3- RUGER: Ruger makes some great rifles too. The relatively new American Series is a very good bolt-action rifle and not prohibitively expensive. Similar in price and quality to many of the Savage Mark IIs and for that matter the CZs. The Ubiquitous and prolific Ruger 10/22 Semi-Auto might be the most popular .22 rifle in the world. I love them myself, but have found without some fairly expensive modifications they just aren't accurate enough out of the box for those that are serious about competing. They are a great "plinker" and squirrel rifle and fun to shoot. The Bolt Action Ruger 77/22 is a phenomenal rifle, but it's also a $1000.00 Dollar Rifle, and while we do see some on the line at 4-H Competitions, it's beyond the means of many of our families, especially if your going to eventually buy a shotgun, a Bow, a muzzleloader a pistol...

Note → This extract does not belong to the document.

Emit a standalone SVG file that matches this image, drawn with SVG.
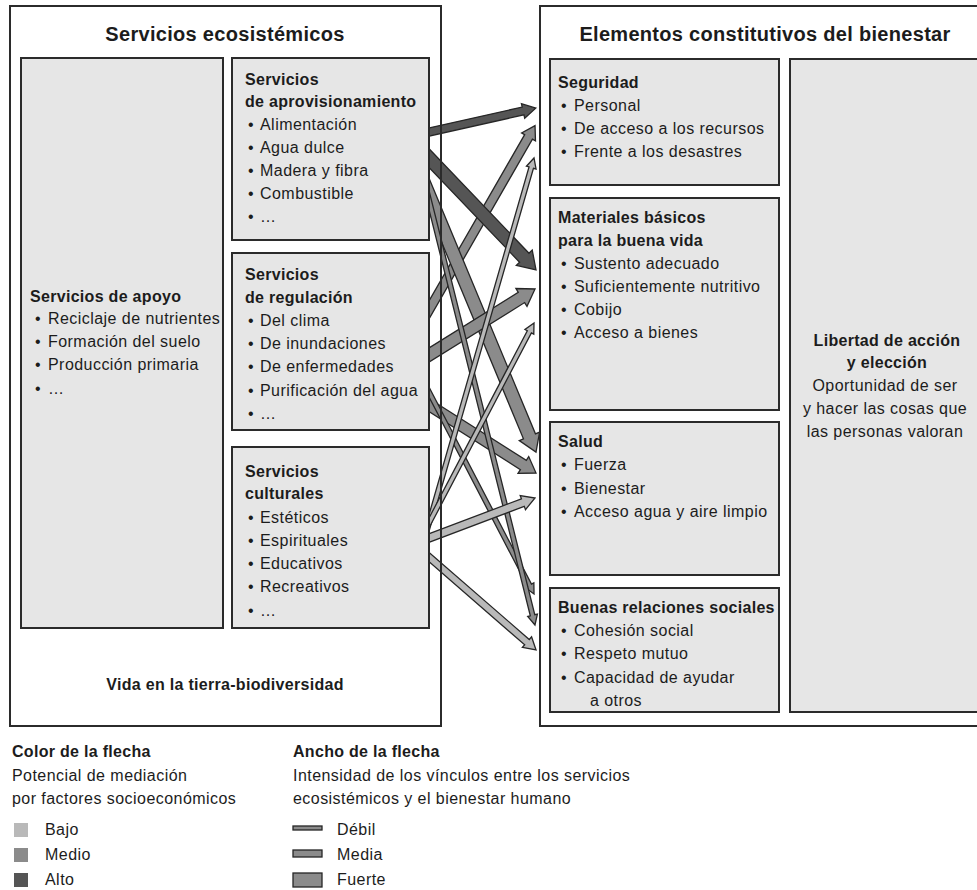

4-5-Mossberg and Marlin: The Mossberg International Bolt-Action seems to be a decent rifle as is the Marlin Bolt-Action XT Series. Not a fan of the Marlin 60 Series. The tube magazine is a problem as I mentioned earlier and frankly they seem to be extremely ammunition finicky.
6-Remington: Currently Remington is not producing a Bolt-Action Rimfire Rifle, which is a shame. Some of the older ones are Gems. Most are single loaders that shoot really well. They don't have the best triggers, but are solid and durable. The 597 Semi-Auto falls into the same category as the out of the box Ruger 10/22. Great fun to shoot and fine hunting rifle, but not a serious Target rifle.
7-Winchester: Right now Winchester is not producing any .22 Rifles as far as I know. There are some older Gems out there. Like the Remington Bolt-Actions, many are single loaders but great old rifles. My first Rifle was a Winchester 9422, I still have it. Great hunting rifle and plinker, just not really the best for our our purposes.
Anschutz and others: Well...out of my price range...we do see one every now and then at competitions, lots of them at the National Championships. I'll leave it at that. Our discussion is for the basics.
What I absolutely don't suggest are the Rossi Combos. I feel they are a waste of money beyond something to scare the neighbor's annoying dog away. Even the little Cricket, Savage Rascals and the little Henry Bolt actions are head and shoulders better than the Rossi.